SUPPLIED MATERIAL
********************

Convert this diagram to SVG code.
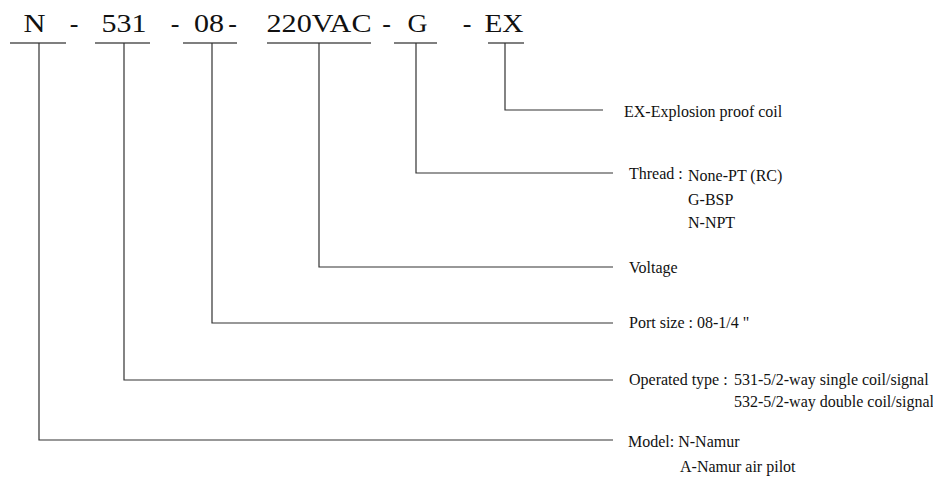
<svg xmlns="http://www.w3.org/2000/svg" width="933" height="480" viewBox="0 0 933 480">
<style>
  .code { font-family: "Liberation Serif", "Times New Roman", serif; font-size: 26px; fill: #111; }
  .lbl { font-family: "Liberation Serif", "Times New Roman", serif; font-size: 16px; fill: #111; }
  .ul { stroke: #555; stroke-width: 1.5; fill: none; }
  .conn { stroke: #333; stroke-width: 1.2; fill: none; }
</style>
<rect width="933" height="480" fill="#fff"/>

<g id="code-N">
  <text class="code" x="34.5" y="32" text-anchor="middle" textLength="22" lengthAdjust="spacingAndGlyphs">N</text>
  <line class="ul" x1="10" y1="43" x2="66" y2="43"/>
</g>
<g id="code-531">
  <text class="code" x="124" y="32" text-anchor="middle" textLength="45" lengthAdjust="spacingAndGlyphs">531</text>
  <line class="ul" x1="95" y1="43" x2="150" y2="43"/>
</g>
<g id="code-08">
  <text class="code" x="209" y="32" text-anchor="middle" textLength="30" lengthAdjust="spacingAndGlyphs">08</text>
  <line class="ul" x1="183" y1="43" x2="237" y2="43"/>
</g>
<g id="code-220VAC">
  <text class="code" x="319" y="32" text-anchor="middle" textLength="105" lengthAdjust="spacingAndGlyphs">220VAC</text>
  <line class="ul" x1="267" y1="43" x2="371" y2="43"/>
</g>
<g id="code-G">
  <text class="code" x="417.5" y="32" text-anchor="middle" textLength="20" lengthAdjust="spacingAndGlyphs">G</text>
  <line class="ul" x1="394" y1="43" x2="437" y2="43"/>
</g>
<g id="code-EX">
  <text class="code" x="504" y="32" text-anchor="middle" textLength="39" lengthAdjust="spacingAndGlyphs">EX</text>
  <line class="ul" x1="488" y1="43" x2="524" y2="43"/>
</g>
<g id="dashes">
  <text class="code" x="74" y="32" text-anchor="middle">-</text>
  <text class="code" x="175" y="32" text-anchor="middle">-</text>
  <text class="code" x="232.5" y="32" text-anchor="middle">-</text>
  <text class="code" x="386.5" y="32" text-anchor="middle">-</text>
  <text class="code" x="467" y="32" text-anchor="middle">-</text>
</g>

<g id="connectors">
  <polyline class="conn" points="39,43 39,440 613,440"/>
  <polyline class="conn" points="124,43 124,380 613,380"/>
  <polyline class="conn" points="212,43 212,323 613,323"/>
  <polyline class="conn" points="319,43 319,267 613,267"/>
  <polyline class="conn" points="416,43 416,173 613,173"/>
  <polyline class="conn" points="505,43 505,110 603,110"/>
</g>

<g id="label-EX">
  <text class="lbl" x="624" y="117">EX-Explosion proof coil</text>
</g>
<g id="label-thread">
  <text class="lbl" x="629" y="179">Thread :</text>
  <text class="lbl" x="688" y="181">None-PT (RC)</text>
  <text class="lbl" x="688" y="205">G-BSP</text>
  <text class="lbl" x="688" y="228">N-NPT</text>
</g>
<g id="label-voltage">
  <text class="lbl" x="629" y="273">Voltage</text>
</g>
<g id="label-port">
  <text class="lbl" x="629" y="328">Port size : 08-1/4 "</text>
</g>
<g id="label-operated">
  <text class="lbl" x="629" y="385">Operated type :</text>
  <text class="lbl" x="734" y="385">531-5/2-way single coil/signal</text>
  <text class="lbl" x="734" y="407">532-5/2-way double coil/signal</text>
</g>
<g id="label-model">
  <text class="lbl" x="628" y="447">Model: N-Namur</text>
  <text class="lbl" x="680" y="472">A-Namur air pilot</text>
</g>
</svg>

********************

INSTRUCTION
Copy out all the data without changing anything, and drop the pictures.

RESULT OF THIS TASK
Convert this diagram to SVG code.
<svg xmlns="http://www.w3.org/2000/svg" width="933" height="480" viewBox="0 0 933 480">
<style>
  .code { font-family: "Liberation Serif", "Times New Roman", serif; font-size: 26px; fill: #111; }
  .lbl { font-family: "Liberation Serif", "Times New Roman", serif; font-size: 16px; fill: #111; }
  .ul { stroke: #555; stroke-width: 1.5; fill: none; }
  .conn { stroke: #333; stroke-width: 1.2; fill: none; }
</style>
<rect width="933" height="480" fill="#fff"/>

<g id="code-N">
  <text class="code" x="34.5" y="32" text-anchor="middle" textLength="22" lengthAdjust="spacingAndGlyphs">N</text>
  <line class="ul" x1="10" y1="43" x2="66" y2="43"/>
</g>
<g id="code-531">
  <text class="code" x="124" y="32" text-anchor="middle" textLength="45" lengthAdjust="spacingAndGlyphs">531</text>
  <line class="ul" x1="95" y1="43" x2="150" y2="43"/>
</g>
<g id="code-08">
  <text class="code" x="209" y="32" text-anchor="middle" textLength="30" lengthAdjust="spacingAndGlyphs">08</text>
  <line class="ul" x1="183" y1="43" x2="237" y2="43"/>
</g>
<g id="code-220VAC">
  <text class="code" x="319" y="32" text-anchor="middle" textLength="105" lengthAdjust="spacingAndGlyphs">220VAC</text>
  <line class="ul" x1="267" y1="43" x2="371" y2="43"/>
</g>
<g id="code-G">
  <text class="code" x="417.5" y="32" text-anchor="middle" textLength="20" lengthAdjust="spacingAndGlyphs">G</text>
  <line class="ul" x1="394" y1="43" x2="437" y2="43"/>
</g>
<g id="code-EX">
  <text class="code" x="504" y="32" text-anchor="middle" textLength="39" lengthAdjust="spacingAndGlyphs">EX</text>
  <line class="ul" x1="488" y1="43" x2="524" y2="43"/>
</g>
<g id="dashes">
  <text class="code" x="74" y="32" text-anchor="middle">-</text>
  <text class="code" x="175" y="32" text-anchor="middle">-</text>
  <text class="code" x="232.5" y="32" text-anchor="middle">-</text>
  <text class="code" x="386.5" y="32" text-anchor="middle">-</text>
  <text class="code" x="467" y="32" text-anchor="middle">-</text>
</g>

<g id="connectors">
  <polyline class="conn" points="39,43 39,440 613,440"/>
  <polyline class="conn" points="124,43 124,380 613,380"/>
  <polyline class="conn" points="212,43 212,323 613,323"/>
  <polyline class="conn" points="319,43 319,267 613,267"/>
  <polyline class="conn" points="416,43 416,173 613,173"/>
  <polyline class="conn" points="505,43 505,110 603,110"/>
</g>

<g id="label-EX">
  <text class="lbl" x="624" y="117">EX-Explosion proof coil</text>
</g>
<g id="label-thread">
  <text class="lbl" x="629" y="179">Thread :</text>
  <text class="lbl" x="688" y="181">None-PT (RC)</text>
  <text class="lbl" x="688" y="205">G-BSP</text>
  <text class="lbl" x="688" y="228">N-NPT</text>
</g>
<g id="label-voltage">
  <text class="lbl" x="629" y="273">Voltage</text>
</g>
<g id="label-port">
  <text class="lbl" x="629" y="328">Port size : 08-1/4 "</text>
</g>
<g id="label-operated">
  <text class="lbl" x="629" y="385">Operated type :</text>
  <text class="lbl" x="734" y="385">531-5/2-way single coil/signal</text>
  <text class="lbl" x="734" y="407">532-5/2-way double coil/signal</text>
</g>
<g id="label-model">
  <text class="lbl" x="628" y="447">Model: N-Namur</text>
  <text class="lbl" x="680" y="472">A-Namur air pilot</text>
</g>
</svg>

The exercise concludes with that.